Suspects, it’s fair to say, aren’t exactly thin on the ground. Jennifer’s colleague Dr Ian Strammi (Toby Jones), for a while at least, seems nailed on for the murder. Then the finger of suspicion turns to her boyfriend, Jonathan Majors’ Duncan Reynolds, who was captured on CCTV, fleeing the scene late at night. There’s also talk of a return of the “.38 Calibre Killer”, a long-dormant serial killer from the 80s, with echoes of those cold-case killings found here. Hovering around suffocatingly, meanwhile, is the wealthy Rockwell family, especially dad Colonel Tom (James Caan), a decorated war hero and ex POW.

OUT OF BLUE_Quad(UK)_In Cinemas 29 March

The murder isn’t the only mystery faced by Hoolihan, however; Jennifer’s profession and the universe’s mysteries are always in close proximity, rubbing up against the usually steadfast veteran detective, making her queasily unsure of herself and her instincts. Clarkson’s character and wry performance are anchors for this film, which uses astrophysics, dark matter and black hole theories to pose questions about identity, parallel universes and our makeup. Here, arguably, the film’s problems start. Morley interrogates, sometimes in quite unsubtle ways – you can practically see the cogs moving – life’s big questions.

“Ideas and questions posed are left to hang in the air like dust motes”

Ironically, given that science is the basis from which these questions arise, it sometimes veers into mysticism territory. It’s a shame, because when these lines of enquiry are followed, punches satisfyingly land. “There are many ways to be a woman”, says Mike in an exchange with Jennifer’s mother Miriam (played with nervy intensity by Jacki Weaver). It’s pointedly delivered, is profound and true, and is effortlessly ambiguous, so that it operates on multiple levels. But, such resolutions are rarely reached, and the ambitious ideas and questions posed are left to hang in the air like dust motes, or the stardust that is referenced so regularly here that if becomes conspicuously throwaway.

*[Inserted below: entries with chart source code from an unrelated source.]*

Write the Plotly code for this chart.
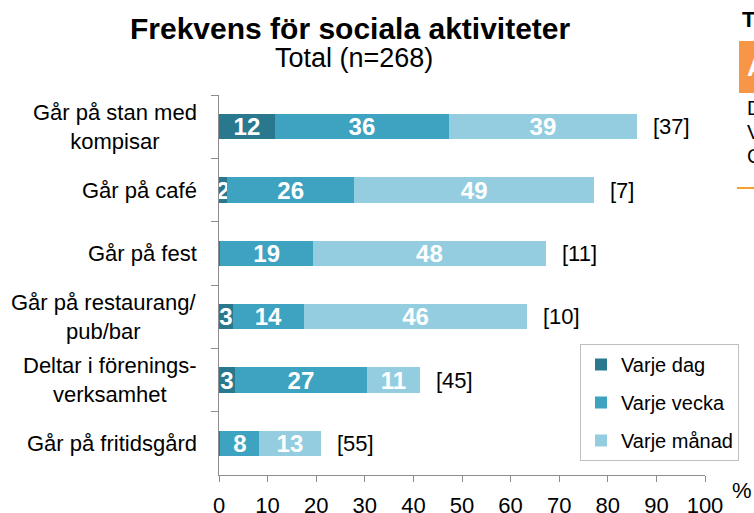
import plotly.graph_objects as go

categories = ["Går på stan med<br>kompisar", "Går på café", "Går på fest",
              "Går på restaurang/<br>pub/bar", "Deltar i förenings-<br>verksamhet",
              "Går på fritidsgård"]
varje_dag = [11.5, 1.7, 0.3, 2.8, 3.3, 0.3]
varje_vecka = [35.8, 26.1, 19.0, 14.7, 27.1, 8.0]
varje_manad = [38.7, 49.4, 48.0, 45.9, 11.0, 12.6]
dag_labels = ["12", "2", "", "3", "3", ""]
vecka_labels = ["36", "26", "19", "14", "27", "8"]
manad_labels = ["39", "49", "48", "46", "11", "13"]
ej_svar = [37, 7, 11, 10, 45, 55]
x_ticks = [0, 10, 20, 30, 40, 50, 60, 70, 80, 90, 100]

FONT = "Liberation Sans, Arial, sans-serif"
colors = ["#2A788D", "#3DA3C1", "#93CDDF"]

# plot area in page pixels: x 219..705, y 95..475
PX0, PX1, PY0, PY1 = 219, 705, 95, 475
PW, PH = PX1 - PX0, PY1 - PY0


def px(x):
    return (x - PX0) / PW


def py(y):
    return (PY1 - y) / PH


fig = go.Figure()
for name, vals, labels, col in [("Varje dag", varje_dag, dag_labels, colors[0]),
                                ("Varje vecka", varje_vecka, vecka_labels, colors[1]),
                                ("Varje månad", varje_manad, manad_labels, colors[2])]:
    fig.add_trace(go.Bar(
        y=categories, x=vals, name=name, orientation="h",
        marker=dict(color=col, line=dict(width=0)),
        text=labels, textposition="inside", insidetextanchor="middle",
        constraintext="none", textangle=0, cliponaxis=False,
        textfont=dict(family=FONT, size=24, color="white", weight="bold"),
        legendgroup=name, hoverinfo="skip",
    ))

annotations = []
for cat in categories:
    annotations.append(dict(x=0, xref="paper", y=cat, yref="y", text=cat,
                            xanchor="right", yanchor="middle", align="center",
                            xshift=-20, showarrow=False,
                            font=dict(family=FONT, size=22, color="#000000")))
for cat, d, v, m, e in zip(categories, varje_dag, varje_vecka, varje_manad, ej_svar):
    annotations.append(dict(x=d + v + m, xref="x", y=cat, yref="y", text=f"[{e}]",
                            xanchor="left", yanchor="middle", xshift=14, showarrow=False,
                            font=dict(family=FONT, size=22, color="#000000")))

annotations += [
    dict(x=px(350), xref="paper", y=py(28), yref="paper",
         text="<b>Frekvens för sociala aktiviteter</b>", showarrow=False,
         xanchor="center", yanchor="middle", font=dict(family=FONT, size=30, color="#000")),
    dict(x=px(354), xref="paper", y=py(58), yref="paper",
         text="Total (n=268)", showarrow=False,
         xanchor="center", yanchor="middle", font=dict(family=FONT, size=27, color="#000")),
    dict(x=px(742), xref="paper", y=py(490), yref="paper",
         text="%", showarrow=False, xanchor="center", yanchor="middle",
         font=dict(family=FONT, size=22, color="#000")),
    # fragments of the neighbouring panel at the right edge
    dict(x=px(740), xref="paper", y=py(19), yref="paper",
         text="<b>T</b>", showarrow=False, xanchor="left", yanchor="middle",
         font=dict(family=FONT, size=22, color="#000")),
    dict(x=px(745), xref="paper", y=py(67), yref="paper",
         text="<b>A</b>", showarrow=False, xanchor="left", yanchor="middle",
         font=dict(family=FONT, size=26, color="#fff")),
    dict(x=px(745), xref="paper", y=py(108), yref="paper",
         text="D", showarrow=False, xanchor="left", yanchor="middle",
         font=dict(family=FONT, size=20, color="#000")),
    dict(x=px(745), xref="paper", y=py(132), yref="paper",
         text="V", showarrow=False, xanchor="left", yanchor="middle",
         font=dict(family=FONT, size=20, color="#000")),
    dict(x=px(745), xref="paper", y=py(156), yref="paper",
         text="C", showarrow=False, xanchor="left", yanchor="middle",
         font=dict(family=FONT, size=20, color="#000")),
]

shapes = [
    dict(type="rect", xref="paper", yref="paper",
         x0=px(739), x1=px(760), y0=py(93), y1=py(41),
         fillcolor="#F79646", line=dict(width=0), layer="below"),
    dict(type="line", xref="paper", yref="paper",
         x0=px(737), x1=px(760), y0=py(188), y1=py(188),
         line=dict(color="#F7A030", width=2)),
]

fig.update_layout(
    width=754, height=513,
    margin=dict(l=PX0, r=754 - PX1, t=PY0, b=513 - PY1, pad=0, autoexpand=False),
    paper_bgcolor="white", plot_bgcolor="white",
    barmode="stack", bargap=0.605,
    font=dict(family=FONT, size=22, color="#000"),
    showlegend=True,
    legend=dict(x=px(580), y=py(344), xanchor="left", yanchor="top",
                bordercolor="#BFBFBF", borderwidth=1, bgcolor="white",
                traceorder="grouped", tracegroupgap=9,
                font=dict(family=FONT, size=20, color="#000"),
                itemclick=False, itemdoubleclick=False),
    annotations=annotations,
    shapes=shapes,
    xaxis=dict(range=[0, 100], tickvals=x_ticks, ticktext=[str(t) for t in x_ticks],
               showgrid=False, zeroline=False, showline=True, linecolor="#8C8C8C",
               linewidth=1, ticks="outside", ticklen=6, tickcolor="#8C8C8C",
               tickfont=dict(family=FONT, size=22, color="#000"), ticklabelstandoff=5,
               automargin=False, fixedrange=True),
    yaxis=dict(categoryorder="array", categoryarray=categories, autorange="reversed",
               showticklabels=False, showgrid=False, zeroline=False, showline=True,
               linecolor="#8C8C8C", linewidth=1, ticks="outside", ticklen=7,
               tickcolor="#8C8C8C", tickson="boundaries", automargin=False,
               fixedrange=True),
)

fig.write_html(
    "out.html",
    config={"displayModeBar": False, "staticPlot": True},
    post_script="document.body.style.margin='0';document.body.style.overflow='hidden';",
)
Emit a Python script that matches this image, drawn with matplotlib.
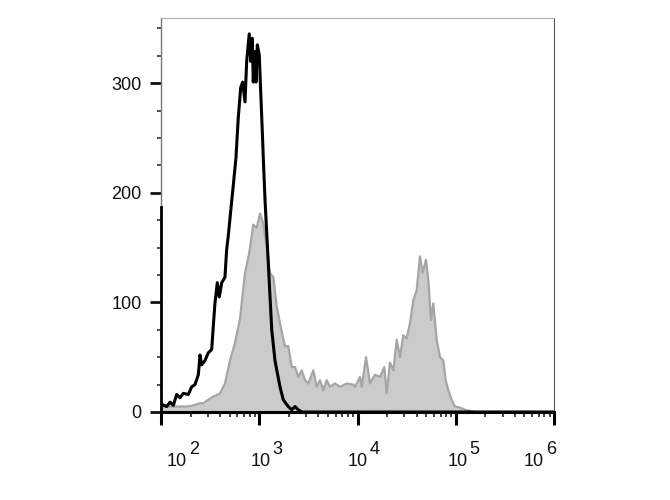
import matplotlib
matplotlib.use("Agg")
import matplotlib.pyplot as plt
import matplotlib.transforms as mtransforms
import numpy as np

plt.rcParams['font.family'] = ['Liberation Sans', 'DejaVu Sans']

# unstained control (black line): log10 fluorescence, cell count
ctrl_log = [2.007, 2.058, 2.092, 2.125, 2.160, 2.193, 2.227, 2.278, 2.312, 2.346,
            2.380, 2.397, 2.414, 2.448, 2.481, 2.516, 2.532, 2.549, 2.573, 2.593,
            2.618, 2.651, 2.668, 2.685, 2.719, 2.736, 2.763, 2.786, 2.811, 2.831,
            2.855, 2.872, 2.898, 2.913, 2.929, 2.939, 2.957, 2.967, 2.980, 3.000,
            3.015, 3.035, 3.041, 3.059, 3.092, 3.127, 3.160, 3.211, 3.245, 3.295,
            3.330, 3.364, 3.397, 3.435, 6.0]
ctrl_count = [7, 5, 9, 6, 16, 13, 17, 16, 23, 25,
              34, 52, 43, 47, 54, 57, 78, 99, 118, 105,
              118, 123, 148, 161, 192, 207, 232, 268, 296, 301,
              283, 320, 345, 320, 341, 301, 329, 301, 335, 326,
              292, 247, 232, 193, 136, 75, 47, 23, 11, 5,
              2, 5, 2, 0, 0]

# stained sample (grey filled)
stain_log = [2.007, 2.092, 2.193, 2.261, 2.329, 2.397, 2.431, 2.478, 2.532, 2.601,
             2.651, 2.702, 2.753, 2.804, 2.855, 2.898, 2.939, 2.973, 3.008, 3.041,
             3.076, 3.109, 3.143, 3.177, 3.211, 3.239, 3.262, 3.296, 3.331, 3.364,
             3.398, 3.432, 3.466, 3.500, 3.551, 3.585, 3.618, 3.652, 3.686, 3.720,
             3.771, 3.822, 3.890, 3.957, 3.975, 4.025, 4.043, 4.087, 4.127, 4.178,
             4.229, 4.273, 4.297, 4.331, 4.365, 4.399, 4.433, 4.466, 4.500, 4.534,
             4.568, 4.602, 4.636, 4.663, 4.697, 4.721, 4.748, 4.771, 4.806, 4.840,
             4.873, 4.898, 4.924, 4.959, 4.992, 5.043, 5.094, 5.145, 5.196]
stain_count = [5, 5, 5, 5, 6, 8, 8, 11, 14, 17,
               26, 47, 63, 85, 127, 145, 171, 168, 181, 172,
               151, 127, 123, 97, 81, 69, 60, 60, 41, 41,
               32, 38, 29, 26, 38, 23, 29, 20, 29, 23,
               26, 23, 26, 25, 23, 32, 23, 50, 26, 34,
               32, 41, 17, 45, 38, 66, 50, 70, 67, 81,
               102, 111, 142, 127, 139, 120, 84, 99, 66, 50,
               47, 29, 20, 11, 5, 4, 2, 1, 0]

x_exponents = [2, 3, 4, 5, 6]
y_major = [0, 100, 200, 300]

ctrl_x = 10 ** np.array(ctrl_log)
stain_x = 10 ** np.array(stain_log)

fig = plt.figure(figsize=(6.7, 5), dpi=100)
ax = fig.add_axes([161 / 670, 88 / 500, 393 / 670, 394 / 500])

ax.fill_between(stain_x, stain_count, 0, color='#cbcbcb', lw=0, zorder=1)
ax.plot(stain_x, stain_count, color='#a5a5a5', lw=1.6, zorder=2)
ax.plot(ctrl_x, ctrl_count, color='black', lw=2.2, zorder=3)

ax.set_xscale('log')
ax.set_xlim(1e2, 1e6)
ax.set_ylim(0, 359.5)

# spines
ax.spines['top'].set_color('#b0b0b0')
ax.spines['top'].set_linewidth(0.8)
ax.spines['right'].set_color('#555555')
ax.spines['right'].set_linewidth(0.8)
ax.spines['left'].set_color('#777777')
ax.spines['left'].set_linewidth(1.0)
ax.spines['bottom'].set_color('black')
ax.spines['bottom'].set_linewidth(2.2)
ax.plot([1e2, 1e2], [0, 187], color='black', lw=2.0, clip_on=False, zorder=4)

# y ticks
ax.set_yticks(y_major)
ax.set_yticks(np.arange(25, 360, 25), minor=True)
ax.tick_params(axis='y', which='major', direction='out', length=8, width=2,
               color='#111111', labelsize=13, labelcolor='#111111', pad=6)
ax.tick_params(axis='y', which='minor', direction='out', length=3, width=1.2,
               color='#333333')

# x ticks
ax.set_xticks([10.0 ** e for e in x_exponents])
ax.xaxis.set_minor_locator(matplotlib.ticker.LogLocator(base=10, subs=np.arange(2, 10)))
ax.xaxis.set_minor_formatter(matplotlib.ticker.NullFormatter())
ax.set_xticklabels([])
ax.tick_params(axis='x', which='major', direction='out', length=9, width=2.2,
               color='black')
ax.tick_params(axis='x', which='minor', direction='out', length=3.5, width=1.2,
               color='#222222')

# x tick labels drawn as "10" + full-size raised exponent
label_shift = [26, 11, 10, 12, -10]
trans = mtransforms.blended_transform_factory(ax.transData, ax.transAxes)
for e, dx in zip(x_exponents, label_shift):
    t = mtransforms.offset_copy(trans, fig=fig, x=dx, y=-54, units='dots')
    ax.text(10.0 ** e, 0, '10', transform=t, ha='right', va='baseline',
            fontsize=13, color='#111111')
    t2 = mtransforms.offset_copy(trans, fig=fig, x=dx + 2, y=-42, units='dots')
    ax.text(10.0 ** e, 0, str(e), transform=t2, ha='left', va='baseline',
            fontsize=13, color='#111111')

fig.savefig('out.png', dpi=100)
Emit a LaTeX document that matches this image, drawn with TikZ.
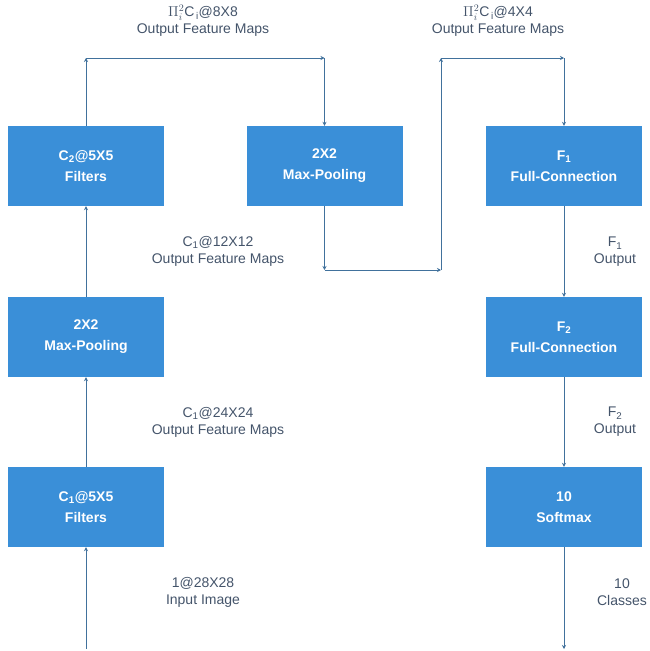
\documentclass[tikz,border=0pt]{standalone}
\usepackage{fontspec}
\setmainfont{Liberation Sans}
\usetikzlibrary{arrows.meta}
\definecolor{boxblue}{HTML}{3A8FD8}
\definecolor{linec}{HTML}{41719C}
\definecolor{labc}{HTML}{44546A}
\begin{document}
\begin{tikzpicture}[x=1pt,y=-1pt,
 blk/.style={fill=boxblue, minimum width=156pt, minimum height=80pt, inner sep=0pt, text=white, font=\fontsize{14}{21}\selectfont\bfseries, align=center},
 lab/.style={text=labc, font=\fontsize{14}{17}\selectfont, align=center},
 conn/.style={draw=linec, line width=0.9pt, -{Stealth[length=4pt,width=4pt]}}]
\useasboundingbox (0,0) rectangle (649,651);
% boxes
\node[blk] (c2) at (86,166) {C\textsubscript{2}@5X5\\Filters};
\node[blk] (mp2) at (324.5,166) {2X2\\Max-Pooling};
\node[blk] (f1) at (564,166) {F\textsubscript{1}\\Full-Connection};
\node[blk] (mp1) at (86,337) {2X2\\Max-Pooling};
\node[blk] (f2) at (564,337) {F\textsubscript{2}\\Full-Connection};
\node[blk] (c1) at (86,507) {C\textsubscript{1}@5X5\\Filters};
\node[blk] (sm) at (564,507) {10\\Softmax};
% labels
\node[lab] (l1) at (203,21) {$\Pi_i^2$C\textsubscript{\,i}@8X8\\Output Feature Maps};
\node[lab] (l2) at (498,21) {$\Pi_i^2$C\textsubscript{\,i}@4X4\\Output Feature Maps};
\node[lab] (l3) at (218,251) {C\textsubscript{1}@12X12\\Output Feature Maps};
\node[lab] (l4) at (218,422) {C\textsubscript{1}@24X24\\Output Feature Maps};
\node[lab] (l5) at (203,592) {1@28X28\\Input Image};
\node[lab] (l6) at (615,252) {F\textsubscript{1}\\Output};
\node[lab] (l7) at (615,422) {F\textsubscript{2}\\Output};
\node[lab] (l8) at (622,592) {10\\Classes};
% coordinates
\coordinate (in) at (86,649);
\coordinate (k1) at (86,58);
\coordinate (k2) at (324.5,58);
\coordinate (k3) at (324.5,270);
\coordinate (k4) at (441,270);
\coordinate (k5) at (441,58);
\coordinate (k6) at (564,58);
\coordinate (out) at (564,649);
% connectors
\draw[conn] (in) -- (c1.south);
\draw[conn] (c1.north) -- (mp1.south);
\draw[conn] (mp1.north) -- (c2.south);
\draw[conn] (c2.north) -- (k1);
\draw[conn] (k1) -- (k2);
\draw[conn] (k2) -- (mp2.north);
\draw[conn] (mp2.south) -- (k3);
\draw[conn] (k3) -- (k4);
\draw[conn] (k4) -- (k5);
\draw[conn] (k5) -- (k6);
\draw[conn] (k6) -- (f1.north);
\draw[conn] (f1.south) -- (f2.north);
\draw[conn] (f2.south) -- (sm.north);
\draw[conn] (sm.south) -- (out);
\end{tikzpicture}
\end{document}
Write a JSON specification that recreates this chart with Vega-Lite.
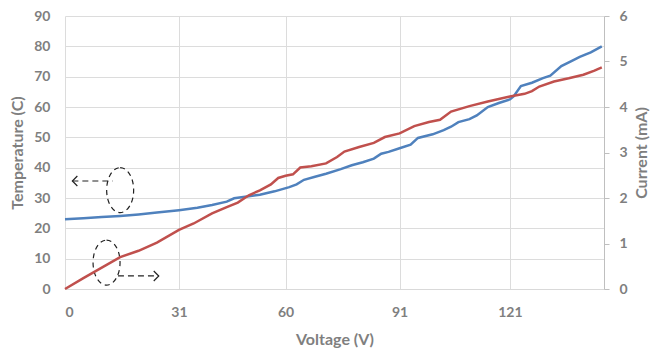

Out of Blue isn’t a bad film by any stretch. It is to be applauded for telling a more or less satisfying story while subverting noir and procedural conventions, and for telling that story through the eyes of an imperfect but resolutely independent lead – Clarkson’s Mike makes for a memorable presence. It is notable, then, for its ambition and breadth, but this breadth means that it sometimes feels loose, rather than the tautness that the greatest noir has in spades. Increasingly, you start to see the joins. And the end, when it comes, isn’t as satisfying or surprising as it might have been. It seems to artificially extend the third act, and is hampered somewhat by a kind of double-bluff (which I won’t reveal here). For all of this, however, Out of Blue remains an interesting film worth supporting and – like its director’s earlier output – has stayed with me.